Ms Doreen Bogdan-Martin, Strategic Planning and Membership Department, ITU, started her presentation affirming that the sustainable development goals (SDGs) of the 2030 Agenda will not be achieved unless an inclusive society is created, in a trusted, safe, and secure ICT world for all. She noted that security is a bigger issue now than it was in 2003, during the first WSIS phase, and that it is necessary for all countries to work together to achieve security, collaborating on the development of legal frameworks, strategies, and capacity building.
Duggal asked Ms Maria-Manuela Catrina, secretary of state at the Ministry of Communication and Information Society in Romania, what the role of governments must be in preserving a secure environment for ICTs, and how to prepare the new generation for cybersecurity. She answered that the role of government is to work together with other governments, since they cannot rely on the security of others or on their own alone. Governments must share information, concerns, and collaborate on the development of regulations. As to the capacitation of the new generation, Catrina believes the answer lies in cybersecurity education.
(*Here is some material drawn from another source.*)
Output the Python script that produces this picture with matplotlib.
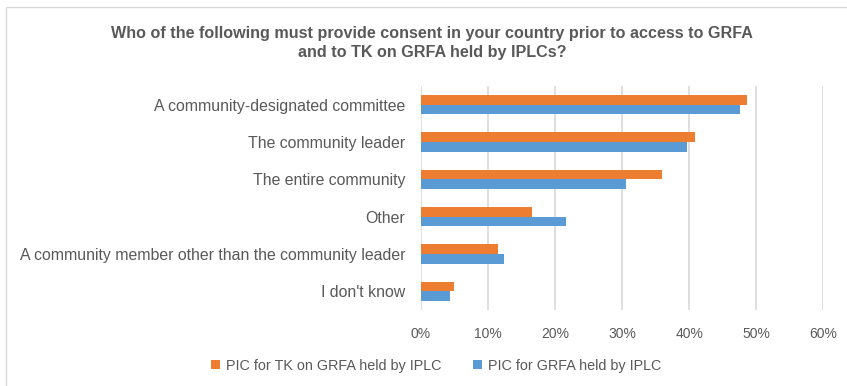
import matplotlib
matplotlib.use("Agg")
import matplotlib.pyplot as plt
from matplotlib.patches import Rectangle
from matplotlib.ticker import PercentFormatter, MultipleLocator

categories = [
    "A community-designated committee",
    "The community leader",
    "The entire community",
    "Other",
    "A community member other than the community leader",
    "I don't know",
]
pic_tk = [0.487, 0.409, 0.359, 0.166, 0.115, 0.050]
pic_grfa = [0.476, 0.397, 0.306, 0.216, 0.124, 0.044]
series_names = ["PIC for TK on GRFA held by IPLC", "PIC for GRFA held by IPLC"]

ORANGE = "#ED7D31"
BLUE = "#5B9BD5"
TEXT = "#595959"
GRID = "#D9D9D9"

plt.rcParams["font.family"] = ["Liberation Sans", "DejaVu Sans"]

fig = plt.figure(figsize=(8.47, 3.86), dpi=100)
# chart-area frame (left and top edges visible)
fig.patches.append(Rectangle((0.0065, -0.02), 1.2, 1.0006, transform=fig.transFigure,
                             fill=False, edgecolor=GRID, linewidth=1.0))

ax = fig.add_axes([0.4967, 0.1969, 0.4753, 0.5803])
h = 0.255
y = range(len(categories))
ax.barh([i - h / 2 for i in y], pic_tk, height=h, color=ORANGE, label=series_names[0])
ax.barh([i + h / 2 for i in y], pic_grfa, height=h, color=BLUE, label=series_names[1])

ax.set_xlim(0, 0.6)
ax.set_ylim(len(categories) - 0.5, -0.5)
ax.set_yticks(list(y))
ax.set_yticklabels(categories)
ax.xaxis.set_major_locator(MultipleLocator(0.1))
ax.xaxis.set_major_formatter(PercentFormatter(1.0, decimals=0))
ax.tick_params(axis="both", length=0, labelcolor=TEXT)
ax.tick_params(axis="y", pad=11, labelsize=11.4)
ax.tick_params(axis="x", pad=12, labelsize=10)
for s in ax.spines.values():
    s.set_visible(False)
ax.grid(axis="x", color=GRID, linewidth=1.2)
ax.set_axisbelow(True)

fig.text(0.51, 0.8886, "Who of the following must provide consent in your country prior to access to GRFA\nand to TK on GRFA held by IPLCs?",
         ha="center", va="center", color=TEXT, fontsize=11.6, fontweight="bold", linespacing=1.4)

fig.legend(loc="center", bbox_to_anchor=(0.515, 0.052), ncol=2, frameon=False,
           fontsize=10.4, handlelength=0.6, handleheight=0.6, columnspacing=2.2,
           handletextpad=0.4, labelcolor=TEXT)

fig.savefig("out.png", dpi=100)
Ms Aruna Sundararajan, secretary (Telecom) and vice-minister at the Ministry of Communications in India, was asked about the challenges faced by India for ensuring a safe and secure ICT sector. She noted that India is a leading digitalisation country, and so organic digitalisation gives more space for regulations. Sundararajan stated that, due to the large population, capabilities must be built very quickly. She outlined some building blocks of the Indian effort: a good comprehensive cybersecurity policy, development of the financial sector’s Computer Emergency and Response Teams (CERT), a National Centre for Cybersecurity. Sundararajan also considers data protection as key; a data protection law is being discussed. She believes it is important to ensure carriers, apps, and devices are equally secure.
In answer to a question on Turkey’s efforts to increase user confidence and the safe use of ICTs, Dr Ömer Fatih Sayan, president and chairman of the board at the Information and Communication Technologies Authority in Turkey explained that like any country, the use of ICTs in Turkey is rising constantly. This helps users not to lose confidence. He stated that the main efforts are in creating safe Internet centres, increasing awareness, and establishing an Internet helpline and a Safer Internet website. Fatih Sayan believes that ensuring user confidence requires close co-operation with many actors, both public and private. Therefore, the ministries of Youth, Education and Family have engaged in capacity building starting at childhood, in close collaboration with the private sector.
Mr Stein Schjolberg, chief judge in the Norwegian government, was asked if he considers that a Geneva Declaration on Cybersecurity is necessary. Schjolberg began his answer by stating that government norms and standards for cybersecurity must be achieved through a United Nations framework, and that regional and bilateral agreements will not be enough. A global framework is needed, since cyberthreats are a global threat. Schjolberg expressed discontent about the time it has taken for states to engage in a global solution. To him, a world with ground rules is a much safer world. He believes a Geneva Declaration is necessary to ensure that safer world.